[STATED PROBLEM]: From the first line of the data below through the line bearing "W, H = 1224, 1284", reproduce each line exactly; do not include pictures.

[DATA SHOWN]:
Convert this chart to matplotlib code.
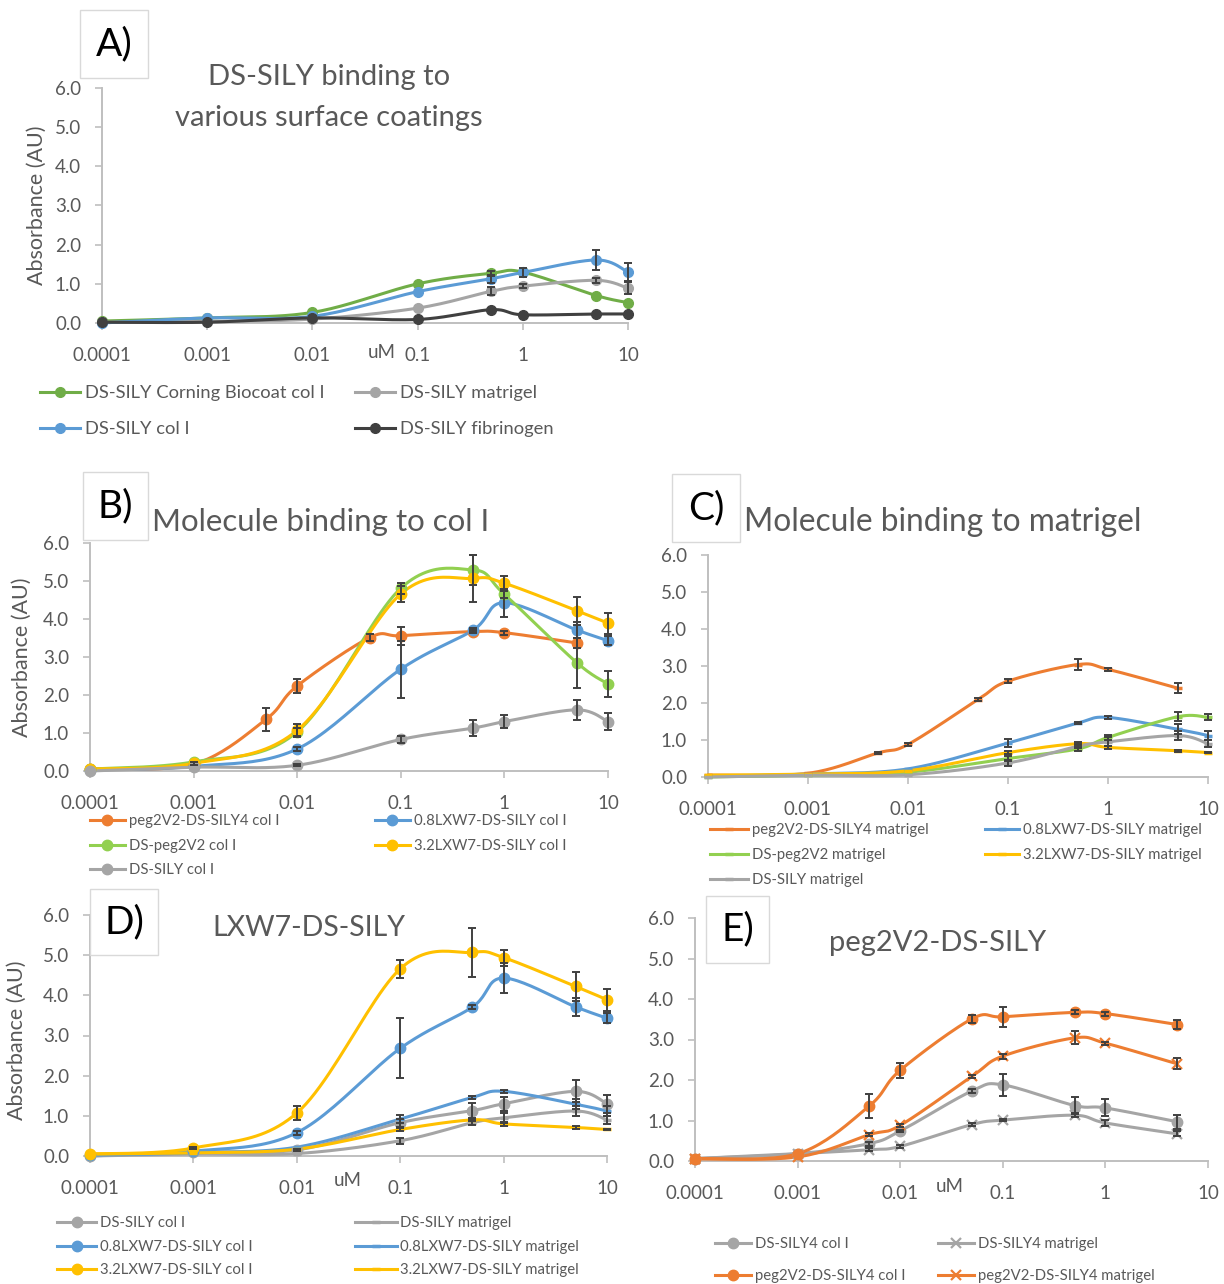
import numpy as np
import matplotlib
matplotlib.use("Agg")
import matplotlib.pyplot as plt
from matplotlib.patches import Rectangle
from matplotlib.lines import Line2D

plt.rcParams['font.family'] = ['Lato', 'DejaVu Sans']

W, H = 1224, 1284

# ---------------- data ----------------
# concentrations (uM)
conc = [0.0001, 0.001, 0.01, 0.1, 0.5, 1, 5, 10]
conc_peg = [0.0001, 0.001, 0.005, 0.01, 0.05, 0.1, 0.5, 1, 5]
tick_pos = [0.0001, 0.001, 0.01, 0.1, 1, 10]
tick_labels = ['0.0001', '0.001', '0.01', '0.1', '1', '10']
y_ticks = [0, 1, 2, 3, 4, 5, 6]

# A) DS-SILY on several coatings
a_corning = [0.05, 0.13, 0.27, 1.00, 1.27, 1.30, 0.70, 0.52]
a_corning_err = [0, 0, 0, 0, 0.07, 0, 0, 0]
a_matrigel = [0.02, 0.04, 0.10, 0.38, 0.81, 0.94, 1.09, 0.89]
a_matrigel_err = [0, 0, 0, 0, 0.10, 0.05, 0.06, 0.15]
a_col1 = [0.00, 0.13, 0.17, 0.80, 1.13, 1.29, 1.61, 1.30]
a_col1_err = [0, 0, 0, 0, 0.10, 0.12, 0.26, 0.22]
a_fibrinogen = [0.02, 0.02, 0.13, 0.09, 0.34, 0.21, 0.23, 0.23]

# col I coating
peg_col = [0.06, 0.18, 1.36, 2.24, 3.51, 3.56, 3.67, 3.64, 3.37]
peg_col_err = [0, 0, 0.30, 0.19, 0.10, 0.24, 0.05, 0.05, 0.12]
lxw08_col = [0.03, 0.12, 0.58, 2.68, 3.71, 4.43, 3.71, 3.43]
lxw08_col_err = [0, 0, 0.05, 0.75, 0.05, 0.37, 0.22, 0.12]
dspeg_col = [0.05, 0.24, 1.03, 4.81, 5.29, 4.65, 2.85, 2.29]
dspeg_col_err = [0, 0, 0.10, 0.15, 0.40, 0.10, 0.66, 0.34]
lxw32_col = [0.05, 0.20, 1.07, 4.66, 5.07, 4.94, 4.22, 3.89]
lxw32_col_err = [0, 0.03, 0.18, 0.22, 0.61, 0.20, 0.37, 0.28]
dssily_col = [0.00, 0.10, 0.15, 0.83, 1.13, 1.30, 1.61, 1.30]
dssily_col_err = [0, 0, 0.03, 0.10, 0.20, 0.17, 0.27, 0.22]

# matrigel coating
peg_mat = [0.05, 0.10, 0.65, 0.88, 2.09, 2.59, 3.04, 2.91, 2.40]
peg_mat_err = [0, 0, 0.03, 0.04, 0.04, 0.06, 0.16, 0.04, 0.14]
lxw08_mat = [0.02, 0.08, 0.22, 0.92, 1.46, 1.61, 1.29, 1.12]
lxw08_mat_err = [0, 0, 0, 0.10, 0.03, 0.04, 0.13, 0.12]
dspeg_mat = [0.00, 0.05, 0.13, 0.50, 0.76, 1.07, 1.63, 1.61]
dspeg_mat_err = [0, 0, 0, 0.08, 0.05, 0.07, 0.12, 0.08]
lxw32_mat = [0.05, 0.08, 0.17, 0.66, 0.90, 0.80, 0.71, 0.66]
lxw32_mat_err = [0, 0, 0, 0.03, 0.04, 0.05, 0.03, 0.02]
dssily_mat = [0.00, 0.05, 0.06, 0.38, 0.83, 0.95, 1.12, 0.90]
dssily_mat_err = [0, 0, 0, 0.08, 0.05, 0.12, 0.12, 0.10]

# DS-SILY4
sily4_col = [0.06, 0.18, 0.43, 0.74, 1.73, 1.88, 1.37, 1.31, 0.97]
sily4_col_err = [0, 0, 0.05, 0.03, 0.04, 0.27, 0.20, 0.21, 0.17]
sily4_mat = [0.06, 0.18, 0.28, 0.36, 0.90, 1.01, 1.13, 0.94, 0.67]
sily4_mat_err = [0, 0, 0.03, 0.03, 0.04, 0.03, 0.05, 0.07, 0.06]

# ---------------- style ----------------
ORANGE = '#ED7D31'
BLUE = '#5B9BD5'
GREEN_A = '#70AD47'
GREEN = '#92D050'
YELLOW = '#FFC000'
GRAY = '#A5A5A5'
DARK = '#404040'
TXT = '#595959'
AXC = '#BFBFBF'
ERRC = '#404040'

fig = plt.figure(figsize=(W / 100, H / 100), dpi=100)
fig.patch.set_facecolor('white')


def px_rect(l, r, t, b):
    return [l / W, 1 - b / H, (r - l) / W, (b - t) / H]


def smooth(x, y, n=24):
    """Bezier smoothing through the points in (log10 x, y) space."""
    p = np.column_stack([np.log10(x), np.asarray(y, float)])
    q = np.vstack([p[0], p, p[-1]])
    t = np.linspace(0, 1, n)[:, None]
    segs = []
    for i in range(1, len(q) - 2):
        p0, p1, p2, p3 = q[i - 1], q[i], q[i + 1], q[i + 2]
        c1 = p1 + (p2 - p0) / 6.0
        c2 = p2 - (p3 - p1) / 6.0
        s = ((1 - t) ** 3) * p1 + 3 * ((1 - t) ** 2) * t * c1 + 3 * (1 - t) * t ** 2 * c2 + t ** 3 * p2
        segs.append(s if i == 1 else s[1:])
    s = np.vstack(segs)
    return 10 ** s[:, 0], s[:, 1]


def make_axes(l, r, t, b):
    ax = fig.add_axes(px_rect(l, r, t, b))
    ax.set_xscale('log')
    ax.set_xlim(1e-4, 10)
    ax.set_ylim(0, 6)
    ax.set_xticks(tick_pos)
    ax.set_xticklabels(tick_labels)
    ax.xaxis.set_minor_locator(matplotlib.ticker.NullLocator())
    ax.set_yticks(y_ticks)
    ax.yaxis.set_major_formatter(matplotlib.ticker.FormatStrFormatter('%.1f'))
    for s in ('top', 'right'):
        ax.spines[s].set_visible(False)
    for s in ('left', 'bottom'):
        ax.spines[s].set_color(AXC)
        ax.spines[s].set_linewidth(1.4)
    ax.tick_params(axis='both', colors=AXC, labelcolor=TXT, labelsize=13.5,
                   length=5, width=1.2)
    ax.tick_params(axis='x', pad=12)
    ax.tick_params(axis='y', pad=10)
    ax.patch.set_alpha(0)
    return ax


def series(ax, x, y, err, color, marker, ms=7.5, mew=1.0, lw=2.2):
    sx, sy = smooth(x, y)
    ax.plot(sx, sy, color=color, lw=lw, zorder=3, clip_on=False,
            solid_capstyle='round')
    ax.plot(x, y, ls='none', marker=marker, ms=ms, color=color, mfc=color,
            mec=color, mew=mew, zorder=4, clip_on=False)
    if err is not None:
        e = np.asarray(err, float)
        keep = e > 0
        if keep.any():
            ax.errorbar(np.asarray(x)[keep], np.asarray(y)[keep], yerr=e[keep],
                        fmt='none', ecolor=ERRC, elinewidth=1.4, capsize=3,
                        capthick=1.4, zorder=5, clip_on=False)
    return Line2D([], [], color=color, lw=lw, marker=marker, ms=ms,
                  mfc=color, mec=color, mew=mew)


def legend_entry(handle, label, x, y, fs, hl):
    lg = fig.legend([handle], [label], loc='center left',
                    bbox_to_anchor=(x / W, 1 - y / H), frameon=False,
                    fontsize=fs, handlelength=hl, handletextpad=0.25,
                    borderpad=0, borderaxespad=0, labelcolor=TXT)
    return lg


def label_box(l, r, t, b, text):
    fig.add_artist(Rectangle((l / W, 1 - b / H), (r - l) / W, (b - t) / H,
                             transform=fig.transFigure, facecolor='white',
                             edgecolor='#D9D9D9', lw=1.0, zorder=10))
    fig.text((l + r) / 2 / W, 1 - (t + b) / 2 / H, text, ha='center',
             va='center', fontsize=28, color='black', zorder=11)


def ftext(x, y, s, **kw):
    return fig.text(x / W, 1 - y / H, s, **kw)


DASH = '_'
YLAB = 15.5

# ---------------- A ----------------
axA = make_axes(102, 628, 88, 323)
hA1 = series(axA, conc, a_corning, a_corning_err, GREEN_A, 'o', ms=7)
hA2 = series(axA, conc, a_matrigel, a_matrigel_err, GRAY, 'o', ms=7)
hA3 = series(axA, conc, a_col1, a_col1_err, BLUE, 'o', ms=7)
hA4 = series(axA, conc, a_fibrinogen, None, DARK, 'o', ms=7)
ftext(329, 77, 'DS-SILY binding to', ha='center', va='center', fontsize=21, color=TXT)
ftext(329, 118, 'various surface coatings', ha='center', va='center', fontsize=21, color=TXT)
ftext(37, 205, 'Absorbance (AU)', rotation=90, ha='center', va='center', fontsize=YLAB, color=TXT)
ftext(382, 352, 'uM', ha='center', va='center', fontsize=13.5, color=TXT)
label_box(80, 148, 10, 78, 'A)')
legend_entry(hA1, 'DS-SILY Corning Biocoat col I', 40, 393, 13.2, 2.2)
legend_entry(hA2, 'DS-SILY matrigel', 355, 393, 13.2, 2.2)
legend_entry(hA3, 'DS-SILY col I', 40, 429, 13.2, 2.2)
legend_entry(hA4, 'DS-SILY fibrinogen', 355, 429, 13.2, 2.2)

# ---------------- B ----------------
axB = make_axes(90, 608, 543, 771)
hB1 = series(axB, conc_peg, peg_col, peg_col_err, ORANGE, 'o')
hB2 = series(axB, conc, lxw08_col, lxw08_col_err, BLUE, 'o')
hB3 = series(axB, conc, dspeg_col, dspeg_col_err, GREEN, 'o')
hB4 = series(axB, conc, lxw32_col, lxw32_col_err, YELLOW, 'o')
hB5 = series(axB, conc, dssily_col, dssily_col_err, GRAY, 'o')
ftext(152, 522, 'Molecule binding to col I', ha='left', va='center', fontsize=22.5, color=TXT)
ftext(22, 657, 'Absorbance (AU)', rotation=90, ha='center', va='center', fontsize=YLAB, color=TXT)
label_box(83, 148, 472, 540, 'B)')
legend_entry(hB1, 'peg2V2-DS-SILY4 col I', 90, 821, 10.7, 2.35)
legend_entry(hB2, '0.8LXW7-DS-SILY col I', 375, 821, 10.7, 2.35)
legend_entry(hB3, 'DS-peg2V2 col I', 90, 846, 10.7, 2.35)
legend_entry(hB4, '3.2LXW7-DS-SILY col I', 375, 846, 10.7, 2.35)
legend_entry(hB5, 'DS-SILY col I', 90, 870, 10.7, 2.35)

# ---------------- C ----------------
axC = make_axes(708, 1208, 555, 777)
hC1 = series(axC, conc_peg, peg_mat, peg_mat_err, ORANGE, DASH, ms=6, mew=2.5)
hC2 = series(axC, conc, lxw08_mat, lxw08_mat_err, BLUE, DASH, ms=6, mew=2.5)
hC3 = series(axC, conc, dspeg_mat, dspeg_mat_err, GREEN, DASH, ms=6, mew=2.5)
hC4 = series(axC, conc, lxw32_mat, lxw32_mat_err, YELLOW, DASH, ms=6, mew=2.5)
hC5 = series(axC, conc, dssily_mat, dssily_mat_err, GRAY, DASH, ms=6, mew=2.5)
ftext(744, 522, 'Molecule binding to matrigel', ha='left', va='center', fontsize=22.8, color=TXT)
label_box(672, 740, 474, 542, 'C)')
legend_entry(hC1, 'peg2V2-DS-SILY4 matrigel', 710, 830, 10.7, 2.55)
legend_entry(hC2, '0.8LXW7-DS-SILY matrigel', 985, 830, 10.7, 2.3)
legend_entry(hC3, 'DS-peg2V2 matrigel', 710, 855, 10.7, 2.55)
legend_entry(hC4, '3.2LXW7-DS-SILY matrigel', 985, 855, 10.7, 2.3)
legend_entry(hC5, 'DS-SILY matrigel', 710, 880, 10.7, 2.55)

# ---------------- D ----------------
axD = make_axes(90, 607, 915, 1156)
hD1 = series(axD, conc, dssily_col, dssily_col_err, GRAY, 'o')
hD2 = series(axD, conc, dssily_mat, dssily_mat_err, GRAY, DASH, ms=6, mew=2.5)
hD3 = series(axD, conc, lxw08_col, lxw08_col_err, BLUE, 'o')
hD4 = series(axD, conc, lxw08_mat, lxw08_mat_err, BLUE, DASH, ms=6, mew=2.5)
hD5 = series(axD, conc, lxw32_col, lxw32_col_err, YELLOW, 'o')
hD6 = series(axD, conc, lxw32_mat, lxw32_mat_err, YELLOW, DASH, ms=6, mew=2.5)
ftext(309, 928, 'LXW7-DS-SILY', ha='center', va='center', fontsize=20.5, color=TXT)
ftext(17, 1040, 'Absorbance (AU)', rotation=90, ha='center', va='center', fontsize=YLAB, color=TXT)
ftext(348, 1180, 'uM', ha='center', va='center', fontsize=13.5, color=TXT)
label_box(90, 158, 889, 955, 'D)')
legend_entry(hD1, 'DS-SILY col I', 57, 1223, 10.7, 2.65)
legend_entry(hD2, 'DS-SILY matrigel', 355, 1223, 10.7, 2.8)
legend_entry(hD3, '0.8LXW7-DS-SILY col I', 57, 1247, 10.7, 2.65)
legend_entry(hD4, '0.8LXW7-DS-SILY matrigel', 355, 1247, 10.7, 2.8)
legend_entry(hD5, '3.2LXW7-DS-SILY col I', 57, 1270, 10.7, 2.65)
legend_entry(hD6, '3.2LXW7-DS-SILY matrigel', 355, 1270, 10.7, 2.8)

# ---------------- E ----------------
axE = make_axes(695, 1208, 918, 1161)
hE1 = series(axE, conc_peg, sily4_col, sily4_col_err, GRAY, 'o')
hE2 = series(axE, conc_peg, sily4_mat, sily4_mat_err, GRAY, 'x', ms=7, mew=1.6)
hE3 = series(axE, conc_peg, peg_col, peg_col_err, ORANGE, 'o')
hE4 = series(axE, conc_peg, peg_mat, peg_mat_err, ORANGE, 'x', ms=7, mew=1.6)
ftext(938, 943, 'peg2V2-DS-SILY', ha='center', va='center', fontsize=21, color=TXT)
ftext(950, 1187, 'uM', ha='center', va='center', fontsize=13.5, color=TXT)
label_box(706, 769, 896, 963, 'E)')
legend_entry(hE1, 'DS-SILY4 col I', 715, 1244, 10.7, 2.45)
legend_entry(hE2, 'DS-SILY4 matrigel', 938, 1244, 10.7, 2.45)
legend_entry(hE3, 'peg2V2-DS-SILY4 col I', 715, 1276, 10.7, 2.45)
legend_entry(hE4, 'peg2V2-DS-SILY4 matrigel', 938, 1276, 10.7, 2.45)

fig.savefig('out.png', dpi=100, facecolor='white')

[RESULT OF THIS EXERCISE]:
Convert this chart to matplotlib code.
import numpy as np
import matplotlib
matplotlib.use("Agg")
import matplotlib.pyplot as plt
from matplotlib.patches import Rectangle
from matplotlib.lines import Line2D

plt.rcParams['font.family'] = ['Lato', 'DejaVu Sans']

W, H = 1224, 1284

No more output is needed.